Since Thomas Kent drove a gravel truck before World War II, the Army gave him a similar job when he enlisted three months after Pearl Harbor. It had some advantages.
While at Camp Claiborne near Alexandria, Kent was assigned to drive for Lt. Mike Berkut, an intelligence officer for the 82nd Airborne Division’s 325th Glider Infantry Regiment. One day, Kent got assigned kitchen duty.
When a different soldier showed up to drive Berkut, the officer “called the motor pool and asked where his other driver was,” said Kent, 94. “‘He’s doing KP today.’ Mike said, ‘Go get him.’ That was the end of my KP for the rest of the time I was in the service.”
Avoiding potato peelers wasn’t the only benefit.
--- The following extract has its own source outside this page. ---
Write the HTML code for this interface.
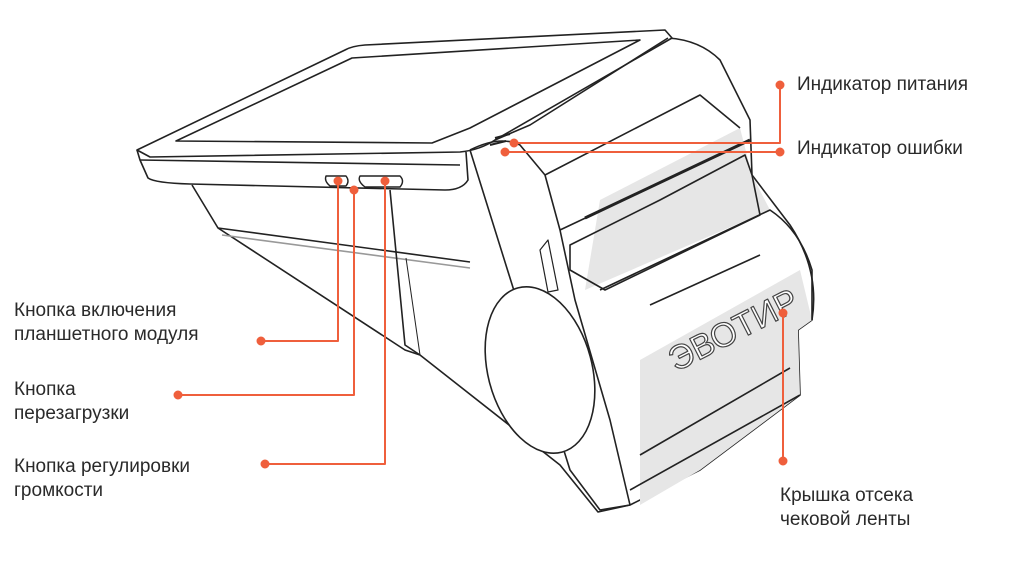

Most soldiers spent much of the war carrying everything they needed on their backs. There was no room for what didn’t help them attack the enemy, survive or stay comfortable. As a driver, it was easier for Kent to carry something extra.
In his case, that meant a camera. Although he wasn’t able to keep it with him for the entire time, Kent’s Kodak Six-20 Brownie Junior box camera allowed him to record a soldier’s-eye view of history’s largest war.
Like many soldiers, Kent took pictures of his buddies during training at Camp Claiborne, Fort Bragg, N.C., and Camp Edwards, Mass., before being forced to relinquish the camera when sent overseas. But, his family eventually shipped it to him.
“Before we left the States, (the instruction was) ‘Everybody send your camera home. You can’t take it with you,’” he said. “I guess they didn’t want us to take pictures of the porpoises or whatever. I went all the way through North Africa, Sicily, Italy, Ireland and into England before I got my camera back.”
Still, that gave Kent plenty of opportunities to record his experiences while based in Leicester, England, at the June 6, 1944, D-Day invasion, Operation Market Garden in Holland and the drive into Germany.
Although he was part of the 82nd Airborne, Kent did not jump out of airplanes. At D-Day and Market Garden, he was one of the troops who went in by gliders. Kent’s glider carried him, the pilot and the jeep Kent was supposed to drive. Berkut went in a separate glider with a trailer. In the early morning hours of D-Day, they landed near the French town of St. Mere Eglise.
Kent got airsick on the flight, but his glider landed without incident. Berkut’s glider crashed into a tree in a hedgerow, breaking the legs of the pilot and co-pilot.
“We had landed in the area where the paratroopers had landed first (and were eager for reinforcements),” Kent said. “They were hurting for us when we got there. ... In training, the glider troopers were nothing but dirt compared to the paratroopers, but when we got there they were glad to see us.”
Kent spent 33 days in the Normandy fighting before returning to England. His next action was in September; the 82nd Airborne was part of the Market Garden attempt to capture numerous bridges in Holland and create a path across the Rhine River that would allow a quick strike into Germany.
Once again, Kent rode in the co-pilot’s seat. After the war, Kent met a glider pilot who asked if either pilot during the war gave Kent instructions about landing the glider in case the pilot was killed or disabled.
“I said no he didn’t,” Kent said. “He said he was supposed to.”
In Holland, the airplane that towed the glider was struck by ground fire and lost altitude, so the glider had to be released early. It landed in front of a bomb crater and was briefly airborne again before touching down again on the other side of the crater.
“So, I tell people I landed twice in one flight,” Kent said.
Once on the ground, Kent was part of the Allied forces that took the town of Nijmegen and the bridge over the Waal River there. But the Allies failed to capture all the bridges and move all the forces forward quickly enough to overcome a German counterattack, and they were driven back.
Kent was sent to France and parted company with Berkut, who finished the war as a colonel, during the Battle of the Bulge in December 1944.
Kent drove trucks as American forces pushed into Germany. He was in the wrecked city of Cologne when President Franklin Roosevelt died on April 12, 1945, and moved as far east as Ludwigslust, across the Elbe River, before the war ended.
“I was just riding around up there one day and started down the road and started meeting some German soldiers — as far as you could see a line of German soldiers with no weapons,” he said. “They had surrendered, 145,000 German soldiers came through our line. They didn’t want to be caught by the Russians.”
There had been close calls along the way. One night in Normandy, unable to dig a suitable foxhole in the rocky soil, Kent dug a shallow trench, then rolled the jeep above it for protection. When he woke up the next morning, he discovered the jeep full of dirt and rock from an nearby artillery blast. Later in the war, artillery fire forced him to seek cover with other soldiers in a roadside trench. A shell that exploded above them killed the soldier on one side of him and wounded one on the opposite side, but left Kent unscathed.
“Soldiers gave me a hard time about having a vehicle,” Kent said. “I told them, ‘You can get in the ditch a lot faster than I can.’”
After the war, Kent returned to Louisiana and worked for Breeden Tractor Co., retiring 29 years ago. He lives in Baton Rouge with his wife, Derlyne.